TypeError: unhashable type 'list' when making DataLoader

vrjordant · November 28, 2023, 3:11am

I have been receiving this error when trying to make a DataLoader. Basically, I’m trying to train a model to recognize Python files from JavaScript files by looking at the code. I created my own dataset on Kaggle and imported it into my worksheet. However, once I try to initialize the data loader, I am met with this error. I tried basing this model off of the Lesson 1 worksheet for Practical Deep Learning for Coders.

Here is my Kaggle workbook: Saving a basic fastai model | Kaggle.

Here is a link to the dataset if you need it: Python and Javascript Code | Kaggle

Here is the relevant code and error:

Would greatly appreciate any help.

vrjordant · November 28, 2023, 7:18pm

Update: I was able to fix the above error by replacing BaseTokenizer with noop. However, I eventually ran into this error below: AttributeError: ‘list’ object has no attribute ‘truncate’. I can’t use show_batch() to see what my data looks like. I feel like it still has something to do with the tokenizing, but I’m not really sure.

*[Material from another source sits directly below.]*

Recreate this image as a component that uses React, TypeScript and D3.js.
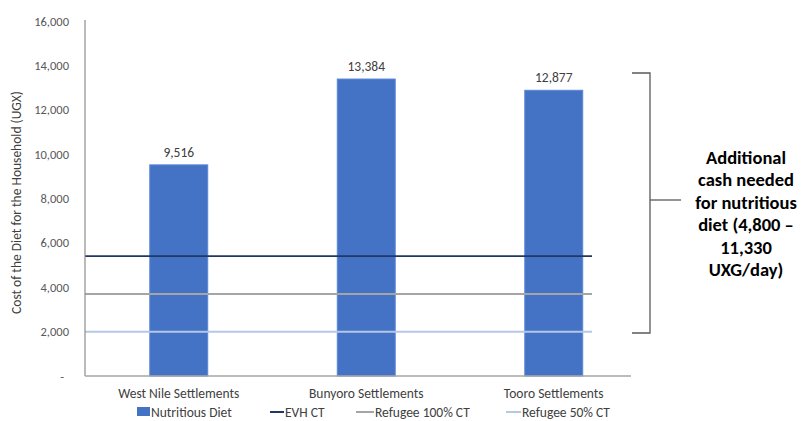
import React from "react";
import * as d3 from "d3";

const categories = ["West Nile Settlements", "Bunyoro Settlements", "Tooro Settlements"];
const nutritiousDiet = [9516, 13384, 12877];
const refLineNames = ["EVH CT", "Refugee 100% CT", "Refugee 50% CT"];
const refLineValues = [5400, 3700, 2000];
const refLineColors = ["#1F3864", "#A5A5A5", "#B4C7E7"];
const yTicks = [0, 2000, 4000, 6000, 8000, 10000, 12000, 14000, 16000];
const annotationLines = ["Additional", "cash needed", "for nutritious", "diet (4,800 –", "11,330", "UXG/day)"];

export default function App() {
  const W = 804, H = 421;
  const y = d3.scaleLinear().domain([0, 16000]).range([376, 21]);
  const x = d3.scaleBand<string>().domain(categories).range([85, 647.5]).paddingInner(0.691).paddingOuter(0.3455);
  const fmt = d3.format(",");
  const font = "Calibri, Carlito, 'Liberation Sans', Arial, sans-serif";
  const lineX0 = 85, lineX1 = 592;
  const legendItems = [
    { name: "Nutritious Diet", type: "rect", color: "#4472C4", x: 137, w: 13, tx: 151 },
    { name: refLineNames[0], type: "line", color: refLineColors[0], x: 270, w: 14, tx: 285 },
    { name: refLineNames[1], type: "line", color: refLineColors[1], x: 356, w: 18, tx: 375 },
    { name: refLineNames[2], type: "line", color: refLineColors[2], x: 506, w: 15, tx: 522 },
  ];
  const bTop = 73, bBot = 333, bMid = 200;
  return (
    <svg width={W} height={H} style={{ display: "block", position: "absolute", left: 0, top: 0, background: "#fff" }} fontFamily={font}>
      <rect x={0} y={0} width={W} height={H} fill="#fff" />
      {yTicks.map((t) => (
        <text key={t} x={t === 0 ? 64 : 69} y={y(t) + 4.5} textAnchor="end" fontSize={12.5} fill="#595959">
          {t === 0 ? "-" : fmt(t)}
        </text>
      ))}
      <text transform={`translate(21,${(85 + 320) / 2}) rotate(-90)`} textAnchor="middle" fontSize={13.5} fill="#404040">
        Cost of the Diet for the Household (UGX)
      </text>
      {categories.map((c, i) => (
        <g key={c}>
          <rect x={x(c)} y={y(nutritiousDiet[i])} width={x.bandwidth()} height={y(0) - y(nutritiousDiet[i])} fill="#4472C4" stroke="#5B86D6" strokeWidth={1} />
          <text x={(x(c) as number) + x.bandwidth() / 2} y={y(nutritiousDiet[i]) - 8} textAnchor="middle" fontSize={13.5} fill="#404040">
            {fmt(nutritiousDiet[i])}
          </text>
          <text x={(x(c) as number) + x.bandwidth() / 2} y={398} textAnchor="middle" fontSize={13.5} fill="#404040">
            {c}
          </text>
        </g>
      ))}
      {refLineValues.map((v, i) => (
        <line key={i} x1={lineX0} x2={lineX1} y1={y(v)} y2={y(v)} stroke={refLineColors[i]} strokeWidth={i === 0 ? 1.8 : 2} />
      ))}
      <line x1={85} x2={85} y1={20} y2={376} stroke="#8C8C8C" strokeWidth={1.2} />
      <line x1={85} x2={631} y1={376} y2={376} stroke="#A6A6A6" strokeWidth={1.5} />
      {legendItems.map((d) => (
        <g key={d.name}>
          {d.type === "rect" ? (
            <rect x={d.x} y={407} width={d.w} height={9} fill={d.color} />
          ) : (
            <line x1={d.x} x2={d.x + d.w} y1={412} y2={412} stroke={d.color} strokeWidth={2} />
          )}
          <text x={d.tx} y={417} fontSize={13.5} fill="#404040">{d.name}</text>
        </g>
      ))}
      <path d={`M632,${bTop} H650 V${bBot} H632`} fill="none" stroke="#595959" strokeWidth={1.3} />
      <line x1={650} x2={681} y1={bMid} y2={bMid} stroke="#595959" strokeWidth={1.3} />
      {annotationLines.map((l, i) => (
        <text key={i} x={746} y={164 + i * 22.4} textAnchor="middle" fontSize={18.5} fontWeight="bold" fill="#000">
          {l}
        </text>
      ))}
    </svg>
  );
}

vrjordant · November 28, 2023, 9:00pm

Alright, so I’ve made a bit more progress. I refactored the dataset to look more like Imagenet. See updated dataset here: Python and JavaScript Code Imagenet Style | Kaggle. I refactored some of the code to look more like the text learner tutorial. I was able to create the data loader and the learner, but trying to fine tune it produced a weird error: RuntimeError: transform: failed to synchronize: cudaErrorIllegalAddress: an illegal memory access was encountered. It makes some progress on training, but then it crashes somewhere in the middle. Not really sure what this one’s about. Will try to reproduce on Colab or check my PyTorch version. After the first instance occurs, whenever I try to rerun some of the previous learner lines, a similar error appears.

vrjordant · November 28, 2023, 10:43pm

Turns out switching to Google Colab did fix it.